Over the duration of the ongoing AIDS epidemic, an estimated 17 million children have lost one or both parents to an AIDS-related illness. Many of these children living with the virus themselves have ended up displaced or forced out of their homes. In Goodnight, Kia, Kia LaBeija processes a reoccurring dream of the home she shared with her mother Kwan Bennett. Bennett died of an AIDS-related illness in October of 2004, resulting in an unanticipated move that reshaped the course of her teenage daughter's life.

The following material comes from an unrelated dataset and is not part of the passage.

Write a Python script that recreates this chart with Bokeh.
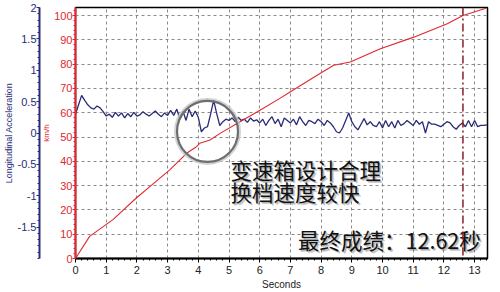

Kia LaBeija is a contemporary artist who provokes awareness, acceptance and activism for HIV/AIDS through her portraiture and performance art. Her work explores the intersections of community, politics, fine art and activism. As a visual artist she stages digital portraits as theatrical and cinematic re-imaginings of non fictional events to spark conversation, complicating the way we view her subjects and the spaces they occupy. LaBeija’s portraiture utilizes the medium of story telling, to preserve histories and make sociopolitical commentaries on current events. LaBeija was a featured artist in Art, AIDS, America, alongside Keith Haring, Annie Leibovitz, Nan Goldin and Robert Mapplethorpe and more; she was the only woman of color; the only woman living with HIV; and the only artist born with HIV included in the exhibition. A performer by nature, LaBeija is a member of the Iconic House of LaBeija and uses Voguing as performance practice and community based work. In 2014, Kia received the Bill Olander Visual AIDS Vanguard Award, VAVA presented to an individual in the creative arts living with HIV, and named in honor of the late New Museum curator and co-founder of Visual AIDS.